Two developer write-ups describe using ONNX Runtime on a CPU to split a short two-speaker, 14.171-second conversation into smaller audio segments. One approach uses Silero VAD (voice activity detection) to keep only periods classified as speech. The MP3 is decoded to a 16 kHz mono waveform, processed in 32 ms chunks, and run with CPUExecutionProvider. Using a start threshold of 0.5, an end threshold of 0.35, minimum silence of 100 ms, minimum speech of 250 ms, and 30 ms padding, the detector produces 12 speech intervals and saves them as separate WAV files. The combined speech segments total about 11.917 seconds of audio.

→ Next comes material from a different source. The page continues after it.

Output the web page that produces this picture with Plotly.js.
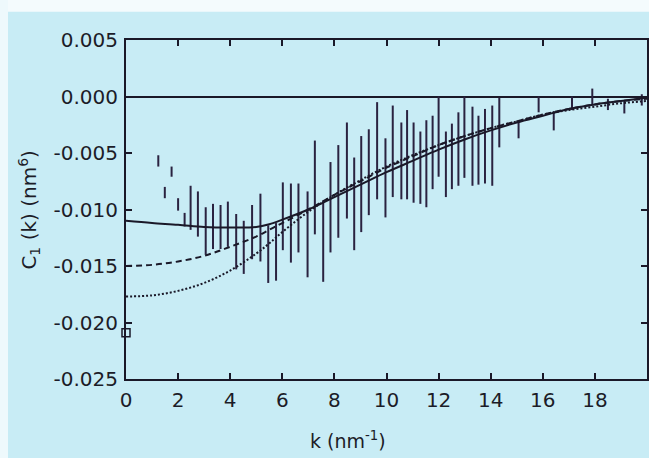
<!DOCTYPE html>
<html>
<head>
<meta charset="utf-8">
<script src="https://cdn.plot.ly/plotly-3.0.1.min.js"></script>
<style>html,body{margin:0;padding:0;background:#c8ecf5;}#chart{width:649px;height:458px;}</style>
</head>
<body>
<div id="chart"></div>
<script>
// Error-bar data (k, lower end, upper end)
const kBar = [1.24,1.49,1.75,2.00,2.25,2.48,2.76,3.06,3.34,3.63,3.91,4.23,4.52,4.84,5.16,5.46,5.76,6.02,6.33,6.62,6.97,7.25,7.57,7.85,8.15,8.48,8.76,9.03,9.32,9.64,9.96,10.24,10.57,10.79,11.04,11.30,11.53,11.77,12.00,12.28,12.51,12.76,12.99,13.30,13.53,13.78,14.06,14.33,15.07,15.84,16.42,17.12,17.90,18.50,19.13,19.80];
const barLo = [-0.0062,-0.0090,-0.0071,-0.0101,-0.0115,-0.0118,-0.0124,-0.0140,-0.0135,-0.0135,-0.0133,-0.0153,-0.0157,-0.0144,-0.0146,-0.0165,-0.0163,-0.0136,-0.0147,-0.0138,-0.0160,-0.0122,-0.0164,-0.0138,-0.0125,-0.0108,-0.0136,-0.0120,-0.0105,-0.0091,-0.0107,-0.0089,-0.0091,-0.0091,-0.0094,-0.0095,-0.0098,-0.0082,-0.0071,-0.0089,-0.0082,-0.0079,-0.0072,-0.0079,-0.0078,-0.0077,-0.0079,-0.0045,-0.0037,-0.0014,-0.0030,-0.0012,-0.0007,-0.0012,-0.0015,-0.0008];
const barHi = [-0.0052,-0.0080,-0.0062,-0.0090,-0.0103,-0.0079,-0.0084,-0.0098,-0.0095,-0.0096,-0.0093,-0.0104,-0.0110,-0.0096,-0.0086,-0.0114,-0.0112,-0.0076,-0.0077,-0.0077,-0.0084,-0.0039,-0.0092,-0.0058,-0.0043,-0.0023,-0.0054,-0.0035,-0.0029,-0.0005,-0.0037,-0.0008,-0.0023,-0.0012,-0.0023,-0.0031,-0.0021,-0.0017,0.0000,-0.0031,-0.0024,-0.0014,0.0000,-0.0009,-0.0017,-0.0011,-0.0008,-0.0001,-0.0022,0.0000,-0.0013,0.0000,0.0007,-0.0002,-0.0004,0.0002];

// Model curves
const kCurve = [0,1,2,3,4,5,5.5,6,7,8,9,10,11,12,13,14,15,16,17,18,19,20];
const solidC = [-0.0110,-0.0112,-0.01135,-0.01155,-0.0116,-0.01155,-0.0113,-0.0109,-0.0100,-0.0089,-0.0078,-0.0067,-0.0057,-0.0047,-0.0038,-0.0030,-0.0023,-0.0017,-0.0011,-0.0007,-0.0004,-0.0001];
const dashedC = [-0.0150,-0.0149,-0.0146,-0.0141,-0.0133,-0.0124,-0.0118,-0.0112,-0.0100,-0.0087,-0.0075,-0.0063,-0.0053,-0.0043,-0.0035,-0.0028,-0.0022,-0.0016,-0.0011,-0.0007,-0.0004,-0.0002];
const dottedC = [-0.0177,-0.0176,-0.0172,-0.0165,-0.0154,-0.0139,-0.0130,-0.0120,-0.0102,-0.0087,-0.0074,-0.0062,-0.0052,-0.0043,-0.0035,-0.0028,-0.0022,-0.0016,-0.0012,-0.0009,-0.0006,-0.0004];

// Single point at k = 0
const kPoint = [0];
const yPoint = [-0.0209];

// Tick labels
const xTickVals = [0,2,4,6,8,10,12,14,16,18];
const xTickText = ["0","2","4","6","8","10","12","14","16","18"];
const yTickVals = [0.005,0,-0.005,-0.010,-0.015,-0.020,-0.025];
const yTickText = ["0.005","0.000","-0.005","-0.010","-0.015","-0.020","-0.025"];

const ink = '#1a1828';
const barInk = '#2a2240';

const traces = [
  {
    x: kBar, y: barHi, mode: 'markers', type: 'scatter',
    marker: {size: 1, color: 'rgba(0,0,0,0)'},
    error_y: {type: 'data', symmetric: false,
      array: barHi.map(() => 0),
      arrayminus: barHi.map((h, i) => h - barLo[i]),
      color: barInk, thickness: 2, width: 0},
    hoverinfo: 'skip', showlegend: false
  },
  {x: kCurve, y: solidC, mode: 'lines', line: {color: ink, width: 2, shape: 'spline'}, showlegend: false},
  {x: kCurve, y: dashedC, mode: 'lines', line: {color: ink, width: 2, dash: '6px,4px', shape: 'spline'}, showlegend: false},
  {x: kCurve, y: dottedC, mode: 'lines', line: {color: ink, width: 2, dash: '2px,2px', shape: 'spline'}, showlegend: false},
  {x: kPoint, y: yPoint, mode: 'markers', cliponaxis: false,
   marker: {symbol: 'square-open', size: 8, color: ink, line: {width: 1.5, color: ink}}, showlegend: false}
];

const font = {family: 'DejaVu Sans, sans-serif', size: 20, color: '#1c1c28'};

const layout = {
  width: 649, height: 458,
  margin: {l: 126, r: 2, t: 40, b: 79, pad: 0},
  paper_bgcolor: '#c8ecf5', plot_bgcolor: '#c8ecf5',
  font: font,
  showlegend: false,
  xaxis: {
    range: [0, 20], tickvals: xTickVals, ticktext: xTickText,
    showline: true, linecolor: ink, linewidth: 2, mirror: 'ticks',
    ticks: 'inside', ticklen: 6, tickwidth: 2, tickcolor: ink,
    showgrid: false, zeroline: false, tickfont: font, ticklabelstandoff: 2
  },
  yaxis: {
    range: [-0.025, 0.005], tickvals: yTickVals, ticktext: yTickText,
    showline: true, linecolor: ink, linewidth: 2, mirror: 'ticks',
    ticks: 'inside', ticklen: 6, tickwidth: 2, tickcolor: ink,
    showgrid: false, zeroline: true, zerolinecolor: ink, zerolinewidth: 2,
    tickfont: font, ticklabelstandoff: 2
  },
  annotations: [
    {text: 'k (nm<sup>-1</sup>)', xref: 'paper', yref: 'paper', x: 0.427, y: -0.18,
     xanchor: 'center', yanchor: 'middle', showarrow: false, font: {family: font.family, size: 19, color: '#1c1c28'}},
    {text: 'C<sub>1</sub> (k) (nm<sup>6</sup>)', xref: 'paper', yref: 'paper', x: -0.186, y: 0.5,
     textangle: -90, xanchor: 'center', yanchor: 'middle', showarrow: false, font: {family: font.family, size: 20, color: '#1c1c28'}}
  ],
  shapes: [
    {type: 'rect', xref: 'paper', yref: 'paper', x0: -0.25, x1: 1.01, y0: 1.083, y1: 1.13, fillcolor: '#f4fbfd', line: {width: 0}, layer: 'below'},
    {type: 'rect', xref: 'paper', yref: 'paper', x0: -0.25, x1: -0.2265, y0: -0.24, y1: 1.13, fillcolor: '#eef9fc', line: {width: 0}, layer: 'below'}
  ]
};

Plotly.newPlot('chart', traces, layout, {staticPlot: true, displayModeBar: false});
</script>
</body>
</html>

The second approach uses Pyannote Segmentation 3.0 in ONNX form to detect speaker changes rather than general speech presence. The model runs on 10-second windows with 16 kHz input. Frames are labeled using probabilities for speaker activity (with a 0.5 active threshold and overlap margin rule), followed by post-processing that merges short states and assigns silent frames to adjacent speakers. This results in 6 utterance-level WAV segments that cover the full input without gaps or overlaps. Both tests report real-time factors well below 1x for inference/segmentation on a Mac Studio and note that the speaker labels are not guaranteed to be consistent identities across longer recordings.